In the face of our personal pain, we can take comfort in the truths: God is with them, the Absent ones, in their departure. God is with us in our solitude.

God also helps us transcend time and space. Through God, these people who are no longer with us physically, remain close to us. How? Just as we are inexplicably, inextricably tied to Him. He binds us to other people who are bound to Him. Through prayer.

The word I want to share with us as a Church is this: Our God is the God of all comfort. In Proverbs 3:5 we read: Trust in the Lord with all your heart, and lean not on your own understanding.

Let us take these words to heart. When faced with pain, what is the next step? You know what they say, denial is more than just a river in Egypt. So, admit to the pain. Enter into the grief. Tell the stories that keep our loved ones alive for us in our hearts. Most of all, Trust in the Lord with all your heart, and lean not on your own understanding.

When we connect with others’ and our own pain at a higher level and really connect, we empathize, and then we can pray, but when we connect at the lower level –trying to find similarities with our own unresolved experiences, or perceived experiences that we haven’t processed, looked at, examined, described, told the story of, grieved—this causes us pain. This is not good! Why? Because we are of no use to anyone. Neither to ourselves nor toward those who suffer.

Now this is tricky part. Other people’s pain is never the same as our pain…it may be similar, but it is not the same and everybody feels differently. We imagine, did you hear? We imagine that others feel the same as we do. But they don’t. Her mother dying is not the same as my father-in-law’s death. My child’s death is not the same as your child’s death. So, knowing that others’ pain is different than our own, frees us up from trying to find similarities. Now we may simply listen to their story.

And what else can we do? Trust in the Lord with all our hearts, and lean not on our own understanding. And what does this mean? I think it brings us right back to prayer again.

A poet friend of mine wrote, Praying for someone is carrying them in your heart And in your mind, as God carries them.
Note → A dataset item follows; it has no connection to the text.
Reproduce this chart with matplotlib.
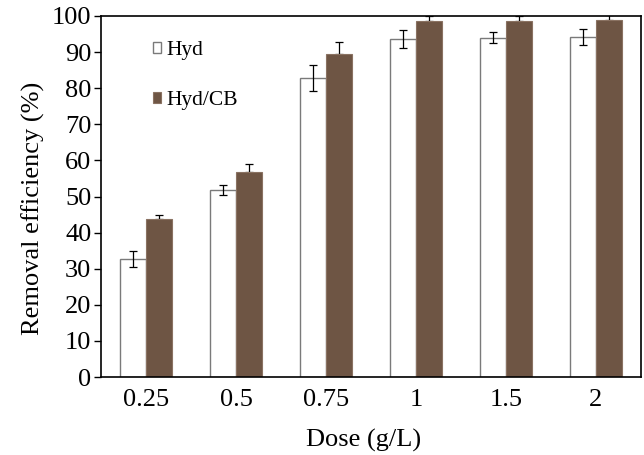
import matplotlib
matplotlib.use("Agg")
import matplotlib.pyplot as plt
import numpy as np

doses = ["0.25", "0.5", "0.75", "1", "1.5", "2"]
hyd = [32.7, 51.8, 82.8, 93.5, 94.0, 94.2]
hyd_err = [2.3, 1.5, 3.5, 2.5, 1.5, 2.3]
hyd_cb = [43.8, 56.8, 89.4, 98.5, 98.6, 98.8]
hyd_cb_err = [1.2, 2.3, 3.3, 1.5, 1.5, 1.5]

plt.rcParams["font.family"] = ["Liberation Serif", "DejaVu Serif"]
plt.rcParams["font.size"] = 19

fig = plt.figure(figsize=(6.44, 4.55), dpi=100)
ax = fig.add_axes([101 / 644, 1 - 377 / 455, 540 / 644, 361 / 455])

x = np.arange(len(doses))
w = 0.285
brown = "#6e5544"

ax.bar(x - w / 2, hyd, w, color="white", edgecolor="#7a7a7a", linewidth=1.0,
       label="Hyd", zorder=2)
ax.errorbar(x - w / 2, hyd, yerr=hyd_err, fmt="none", ecolor="black",
            elinewidth=0.9, capsize=3, capthick=0.9, zorder=3)
ax.bar(x + w / 2, hyd_cb, w, color=brown, edgecolor="#8a7262", linewidth=0.8,
       label="Hyd/CB", zorder=2)
ax.errorbar(x + w / 2, hyd_cb, yerr=[np.zeros(len(hyd_cb)), hyd_cb_err],
            fmt="none", ecolor="black", elinewidth=0.9, capsize=3,
            capthick=0.9, zorder=1)

ax.set_xlim(-0.5, len(doses) - 0.5)
ax.set_ylim(0, 100)
ax.set_yticks(range(0, 101, 10))
ax.set_xticks(x)
ax.set_xticklabels(doses)
ax.tick_params(axis="x", length=0, pad=9)
ax.tick_params(axis="y", direction="out", length=5, width=1, pad=2)
for s in ax.spines.values():
    s.set_linewidth(1.2)

ax.set_xlabel("Dose (g/L)")
ax.xaxis.set_label_coords(0.487, -0.143)
ax.set_ylabel("Removal efficiency (%)")
ax.yaxis.set_label_coords(-0.103, 0.468)

ax.legend(loc="upper left", bbox_to_anchor=(0.06, 0.985), frameon=False,
          handlelength=0.4, handleheight=0.4, handletextpad=0.25,
          labelspacing=1.45, fontsize=15.5)

fig.savefig("out.png", dpi=100)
Praying, carrying, moving them by way of love And silent acknowledgment into the experiences that give meaning to our lives, Through work, creativity, family, friendship, security, health, spirituality. Joining God in the silent, unseen tide (The shift in the air, the slight lifting of the light), Of loving and caring an individual into the Good, Of moving them– In synchronization with the songs of the deep sea And the spins of stars in distant galaxies, With the angels of the unseen– Into places of peace.

The sharp, sudden pangs of abandonment pain can be met in prayer. In honest prayer to our God of all comfort. “God, that hurt. Can you take that from me? I give it to you.” Ultimately, we can tell all our stories to God. In this way, we may rest in perfect confidence in Him.

And so we pray for ourselves, we pray for those who have gone before us. And we pray for those of us who remain. Let us remember the promises Jesus gave the apostles in that fear-filled upper room. “I have not given you a spirit of fear, but one of power and love and a sound mind.” For He will never forsake us, nor leave us as orphans. He is the God of all comfort. God in us enables us to comfort ourselves and others, as we listen, and as we pray.

Let us become a church of storytellers and story listeners, and the pain will lift.